• What you need to do
Retype the stretch of lines that starts at the line containing "Give me the Plotly source for this chart." and ends at the line containing "-45.76, -46.47, -47.17, -48.1]", inclusive. Do not include pictures.

begin Given records

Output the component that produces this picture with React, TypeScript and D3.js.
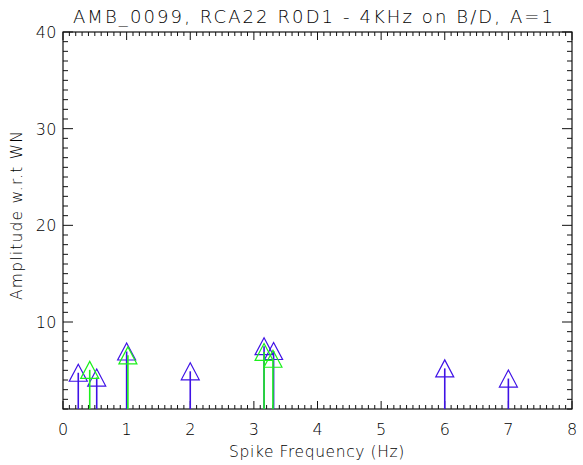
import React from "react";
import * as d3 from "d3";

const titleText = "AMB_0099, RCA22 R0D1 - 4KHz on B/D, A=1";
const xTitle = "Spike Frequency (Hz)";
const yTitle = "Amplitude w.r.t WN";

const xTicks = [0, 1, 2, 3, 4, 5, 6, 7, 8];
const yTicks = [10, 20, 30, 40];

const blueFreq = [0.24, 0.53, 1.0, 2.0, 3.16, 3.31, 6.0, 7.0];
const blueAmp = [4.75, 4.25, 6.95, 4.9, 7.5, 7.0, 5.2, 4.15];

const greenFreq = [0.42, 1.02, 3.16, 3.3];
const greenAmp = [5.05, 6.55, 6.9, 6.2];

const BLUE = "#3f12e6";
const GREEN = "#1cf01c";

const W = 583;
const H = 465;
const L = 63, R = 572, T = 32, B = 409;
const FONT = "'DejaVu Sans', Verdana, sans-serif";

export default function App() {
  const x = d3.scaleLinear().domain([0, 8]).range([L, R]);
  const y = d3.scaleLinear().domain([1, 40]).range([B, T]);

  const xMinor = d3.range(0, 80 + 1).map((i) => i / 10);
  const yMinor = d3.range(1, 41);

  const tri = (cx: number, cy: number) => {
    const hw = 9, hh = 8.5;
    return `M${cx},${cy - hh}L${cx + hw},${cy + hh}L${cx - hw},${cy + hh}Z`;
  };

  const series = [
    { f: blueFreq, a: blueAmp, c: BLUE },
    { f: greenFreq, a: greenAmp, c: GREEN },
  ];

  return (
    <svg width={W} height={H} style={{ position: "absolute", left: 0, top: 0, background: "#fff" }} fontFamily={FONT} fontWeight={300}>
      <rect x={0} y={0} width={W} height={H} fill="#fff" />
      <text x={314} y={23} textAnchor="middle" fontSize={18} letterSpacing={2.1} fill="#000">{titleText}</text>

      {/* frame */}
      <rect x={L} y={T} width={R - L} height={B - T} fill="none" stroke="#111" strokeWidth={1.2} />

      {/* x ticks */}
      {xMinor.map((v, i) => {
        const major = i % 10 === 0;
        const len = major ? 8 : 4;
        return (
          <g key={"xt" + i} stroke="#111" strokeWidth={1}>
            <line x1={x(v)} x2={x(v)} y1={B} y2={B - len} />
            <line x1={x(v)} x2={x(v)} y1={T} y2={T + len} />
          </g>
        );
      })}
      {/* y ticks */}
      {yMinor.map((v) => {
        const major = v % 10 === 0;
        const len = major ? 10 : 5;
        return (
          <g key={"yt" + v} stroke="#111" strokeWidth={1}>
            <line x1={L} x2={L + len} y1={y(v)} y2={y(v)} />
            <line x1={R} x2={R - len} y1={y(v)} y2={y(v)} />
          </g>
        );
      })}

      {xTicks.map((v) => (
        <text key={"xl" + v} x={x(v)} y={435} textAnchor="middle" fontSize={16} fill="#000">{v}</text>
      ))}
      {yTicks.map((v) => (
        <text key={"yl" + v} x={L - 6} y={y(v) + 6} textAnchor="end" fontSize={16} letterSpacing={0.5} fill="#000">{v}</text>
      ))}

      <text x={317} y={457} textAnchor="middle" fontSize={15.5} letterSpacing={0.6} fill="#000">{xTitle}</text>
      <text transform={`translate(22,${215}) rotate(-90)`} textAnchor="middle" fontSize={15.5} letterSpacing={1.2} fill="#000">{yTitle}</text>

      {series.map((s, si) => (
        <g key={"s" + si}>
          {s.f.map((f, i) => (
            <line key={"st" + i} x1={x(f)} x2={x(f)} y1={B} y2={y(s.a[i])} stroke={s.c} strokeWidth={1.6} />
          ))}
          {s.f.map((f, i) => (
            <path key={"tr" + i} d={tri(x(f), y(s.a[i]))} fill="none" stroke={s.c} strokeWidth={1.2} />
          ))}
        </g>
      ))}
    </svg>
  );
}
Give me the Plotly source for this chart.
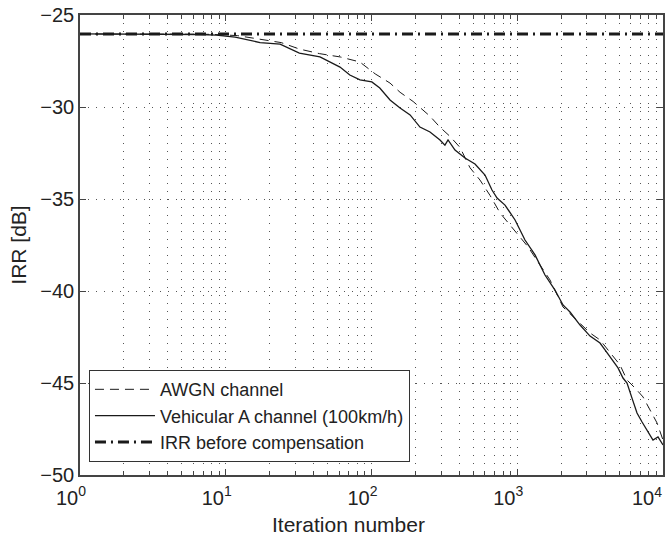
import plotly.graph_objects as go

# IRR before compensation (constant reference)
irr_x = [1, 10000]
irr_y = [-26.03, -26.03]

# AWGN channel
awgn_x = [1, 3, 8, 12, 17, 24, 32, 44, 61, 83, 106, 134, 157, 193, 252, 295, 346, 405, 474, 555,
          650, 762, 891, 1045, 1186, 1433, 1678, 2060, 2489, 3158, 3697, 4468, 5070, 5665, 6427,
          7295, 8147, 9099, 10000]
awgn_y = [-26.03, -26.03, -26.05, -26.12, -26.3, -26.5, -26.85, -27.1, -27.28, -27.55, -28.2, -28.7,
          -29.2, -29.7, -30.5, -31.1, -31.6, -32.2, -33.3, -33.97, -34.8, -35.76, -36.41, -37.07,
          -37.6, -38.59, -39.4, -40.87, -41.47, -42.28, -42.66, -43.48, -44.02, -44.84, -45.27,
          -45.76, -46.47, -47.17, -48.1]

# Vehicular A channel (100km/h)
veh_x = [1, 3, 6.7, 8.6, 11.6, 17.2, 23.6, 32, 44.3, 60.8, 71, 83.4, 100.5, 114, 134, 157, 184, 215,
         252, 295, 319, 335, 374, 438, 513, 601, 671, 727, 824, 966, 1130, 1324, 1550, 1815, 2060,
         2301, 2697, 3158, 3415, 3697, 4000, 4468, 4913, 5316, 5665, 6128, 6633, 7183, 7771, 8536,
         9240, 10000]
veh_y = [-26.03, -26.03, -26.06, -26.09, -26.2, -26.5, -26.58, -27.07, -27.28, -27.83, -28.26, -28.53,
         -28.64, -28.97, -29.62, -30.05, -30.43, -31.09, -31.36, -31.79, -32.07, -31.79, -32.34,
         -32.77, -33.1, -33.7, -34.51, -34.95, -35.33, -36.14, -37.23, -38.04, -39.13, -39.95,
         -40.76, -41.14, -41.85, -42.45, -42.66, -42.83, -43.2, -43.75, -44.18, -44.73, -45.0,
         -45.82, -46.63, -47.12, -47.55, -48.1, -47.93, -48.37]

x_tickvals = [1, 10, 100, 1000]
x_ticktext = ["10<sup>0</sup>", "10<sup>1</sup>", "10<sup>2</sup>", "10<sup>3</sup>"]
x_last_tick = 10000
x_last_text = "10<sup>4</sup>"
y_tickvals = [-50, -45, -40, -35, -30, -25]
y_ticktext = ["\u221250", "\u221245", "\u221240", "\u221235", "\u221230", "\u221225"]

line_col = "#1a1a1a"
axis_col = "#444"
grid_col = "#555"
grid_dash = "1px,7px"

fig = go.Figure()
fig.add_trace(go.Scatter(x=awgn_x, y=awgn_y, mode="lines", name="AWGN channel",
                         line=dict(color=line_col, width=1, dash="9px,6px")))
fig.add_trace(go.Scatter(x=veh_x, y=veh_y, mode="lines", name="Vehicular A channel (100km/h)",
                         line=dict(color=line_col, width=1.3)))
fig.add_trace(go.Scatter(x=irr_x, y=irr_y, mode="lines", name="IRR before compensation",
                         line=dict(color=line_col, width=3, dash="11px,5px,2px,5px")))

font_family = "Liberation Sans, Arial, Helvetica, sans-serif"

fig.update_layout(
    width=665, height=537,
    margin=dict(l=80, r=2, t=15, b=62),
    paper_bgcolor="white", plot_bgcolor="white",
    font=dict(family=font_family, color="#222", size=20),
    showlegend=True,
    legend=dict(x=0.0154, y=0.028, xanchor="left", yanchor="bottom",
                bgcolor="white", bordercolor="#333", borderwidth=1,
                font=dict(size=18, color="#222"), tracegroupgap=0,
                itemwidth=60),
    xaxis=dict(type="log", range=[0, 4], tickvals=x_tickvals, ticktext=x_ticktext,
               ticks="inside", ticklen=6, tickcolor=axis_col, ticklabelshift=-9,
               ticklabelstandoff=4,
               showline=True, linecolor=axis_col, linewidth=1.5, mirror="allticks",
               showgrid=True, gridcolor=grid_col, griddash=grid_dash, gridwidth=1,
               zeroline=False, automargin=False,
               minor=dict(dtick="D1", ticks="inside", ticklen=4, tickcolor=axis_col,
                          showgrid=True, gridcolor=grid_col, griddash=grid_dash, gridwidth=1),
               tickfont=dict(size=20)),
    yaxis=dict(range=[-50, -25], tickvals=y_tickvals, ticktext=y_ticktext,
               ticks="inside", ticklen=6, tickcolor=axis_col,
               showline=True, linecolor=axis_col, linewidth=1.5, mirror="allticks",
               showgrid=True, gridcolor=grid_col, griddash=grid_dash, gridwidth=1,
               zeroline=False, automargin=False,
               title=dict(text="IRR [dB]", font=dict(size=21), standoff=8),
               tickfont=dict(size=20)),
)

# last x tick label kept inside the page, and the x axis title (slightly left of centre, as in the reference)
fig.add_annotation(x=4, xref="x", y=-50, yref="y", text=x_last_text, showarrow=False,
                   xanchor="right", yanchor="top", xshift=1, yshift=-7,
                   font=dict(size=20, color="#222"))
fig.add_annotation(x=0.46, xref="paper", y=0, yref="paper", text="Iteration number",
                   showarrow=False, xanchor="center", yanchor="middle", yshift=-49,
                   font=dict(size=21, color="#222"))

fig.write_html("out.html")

end Given records

• Completed task
Give me the Plotly source for this chart.
import plotly.graph_objects as go

# IRR before compensation (constant reference)
irr_x = [1, 10000]
irr_y = [-26.03, -26.03]

# AWGN channel
awgn_x = [1, 3, 8, 12, 17, 24, 32, 44, 61, 83, 106, 134, 157, 193, 252, 295, 346, 405, 474, 555,
          650, 762, 891, 1045, 1186, 1433, 1678, 2060, 2489, 3158, 3697, 4468, 5070, 5665, 6427,
          7295, 8147, 9099, 10000]
awgn_y = [-26.03, -26.03, -26.05, -26.12, -26.3, -26.5, -26.85, -27.1, -27.28, -27.55, -28.2, -28.7,
          -29.2, -29.7, -30.5, -31.1, -31.6, -32.2, -33.3, -33.97, -34.8, -35.76, -36.41, -37.07,
          -37.6, -38.59, -39.4, -40.87, -41.47, -42.28, -42.66, -43.48, -44.02, -44.84, -45.27,
          -45.76, -46.47, -47.17, -48.1]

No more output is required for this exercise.